The Anomalous Magnetic Moment of the Muon: Beyond the Standard Model via Chiral Enhancement

TL;DR

This paper explores explanations for the muon's anomalous magnetic moment discrepancy involving heavy new particles with chiral enhancement, predicting effects in Higgs and Z-boson decays, and examines leptoquark models as a specific case.

Contribution

It introduces a framework for explaining the muon g-2 anomaly through chiral enhancement in heavy new physics, including detailed analysis of leptoquark models.

Findings

Chirally enhanced new physics can account for the muon g-2 anomaly.

Predicted effects in Higgs and Z decays depend on new particles' representations.

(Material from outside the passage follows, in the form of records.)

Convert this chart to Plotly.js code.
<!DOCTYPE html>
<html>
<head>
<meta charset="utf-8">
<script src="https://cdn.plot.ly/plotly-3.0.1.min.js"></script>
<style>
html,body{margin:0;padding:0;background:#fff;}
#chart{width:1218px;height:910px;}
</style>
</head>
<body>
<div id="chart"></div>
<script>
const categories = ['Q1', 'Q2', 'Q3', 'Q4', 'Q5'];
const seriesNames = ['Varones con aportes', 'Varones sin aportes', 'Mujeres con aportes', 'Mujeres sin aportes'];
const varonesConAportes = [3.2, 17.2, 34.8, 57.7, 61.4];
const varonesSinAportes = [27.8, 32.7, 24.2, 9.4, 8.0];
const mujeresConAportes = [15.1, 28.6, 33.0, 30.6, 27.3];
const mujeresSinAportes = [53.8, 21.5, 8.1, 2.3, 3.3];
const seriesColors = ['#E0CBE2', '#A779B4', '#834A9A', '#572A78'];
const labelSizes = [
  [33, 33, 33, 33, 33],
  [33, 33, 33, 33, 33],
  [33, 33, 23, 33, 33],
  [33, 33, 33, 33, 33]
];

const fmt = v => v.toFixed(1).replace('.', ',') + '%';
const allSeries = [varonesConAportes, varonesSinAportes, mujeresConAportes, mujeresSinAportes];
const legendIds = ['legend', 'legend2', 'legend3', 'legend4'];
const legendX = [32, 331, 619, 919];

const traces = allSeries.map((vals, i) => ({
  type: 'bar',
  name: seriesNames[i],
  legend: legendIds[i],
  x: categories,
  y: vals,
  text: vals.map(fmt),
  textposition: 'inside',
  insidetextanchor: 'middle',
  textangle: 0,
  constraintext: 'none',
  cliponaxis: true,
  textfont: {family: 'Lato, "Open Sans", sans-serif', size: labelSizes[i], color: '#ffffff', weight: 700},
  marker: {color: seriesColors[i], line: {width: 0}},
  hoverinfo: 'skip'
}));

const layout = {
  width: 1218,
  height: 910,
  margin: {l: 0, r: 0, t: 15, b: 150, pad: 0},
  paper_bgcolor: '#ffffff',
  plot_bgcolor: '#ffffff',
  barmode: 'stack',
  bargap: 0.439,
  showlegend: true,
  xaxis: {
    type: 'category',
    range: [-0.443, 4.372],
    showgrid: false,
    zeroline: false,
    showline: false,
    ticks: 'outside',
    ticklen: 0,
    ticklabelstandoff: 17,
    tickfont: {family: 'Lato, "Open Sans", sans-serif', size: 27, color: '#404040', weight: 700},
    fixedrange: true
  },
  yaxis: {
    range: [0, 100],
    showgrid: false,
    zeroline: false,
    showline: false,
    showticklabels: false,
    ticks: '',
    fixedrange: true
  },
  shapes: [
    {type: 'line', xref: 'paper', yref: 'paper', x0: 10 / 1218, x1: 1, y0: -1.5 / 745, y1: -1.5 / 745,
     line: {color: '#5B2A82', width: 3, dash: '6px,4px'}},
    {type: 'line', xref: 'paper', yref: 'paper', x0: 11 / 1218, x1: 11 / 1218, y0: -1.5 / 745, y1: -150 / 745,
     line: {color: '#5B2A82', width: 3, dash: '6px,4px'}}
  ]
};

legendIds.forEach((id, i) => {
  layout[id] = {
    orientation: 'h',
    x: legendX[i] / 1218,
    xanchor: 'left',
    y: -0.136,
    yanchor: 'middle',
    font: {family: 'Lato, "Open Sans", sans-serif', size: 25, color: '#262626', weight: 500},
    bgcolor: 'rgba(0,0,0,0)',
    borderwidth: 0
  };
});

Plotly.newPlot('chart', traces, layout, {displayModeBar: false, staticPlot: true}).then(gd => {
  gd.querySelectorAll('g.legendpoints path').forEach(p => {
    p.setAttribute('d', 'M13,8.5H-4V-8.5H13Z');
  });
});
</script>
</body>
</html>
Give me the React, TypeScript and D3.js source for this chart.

Leptoquark models provide a concrete realization of the proposed mechanism.

Abstract

The anomalous magnetic moment of the muon displays a $4.2\sigma$ tension with the Standard-Model prediction, if $e^+e^-\to \text{hadrons}$ data are used for hadronic vacuum polarization. In these proceedings we review possible explanations of this anomaly in terms of heavy new particles. As the necessary effect is of the order of the electroweak Standard-Model contribution, viable explanations with TeV-scale physics must involve an enhancement factor; in particular, one can obtain the chirality flip of the dipole operator via a sizable coupling to the Higgs doublet instead of the small muon Yukawa coupling. Such Standard-Model extensions then also predict effects in Higgs and $Z$-boson decays to muons, with details depending on the $SU(2)_L\times U(1)_Y$ representations of the new particles. We first review the general case of chirally enhanced new physics, before discussing in more detail the concrete example of leptoquark models.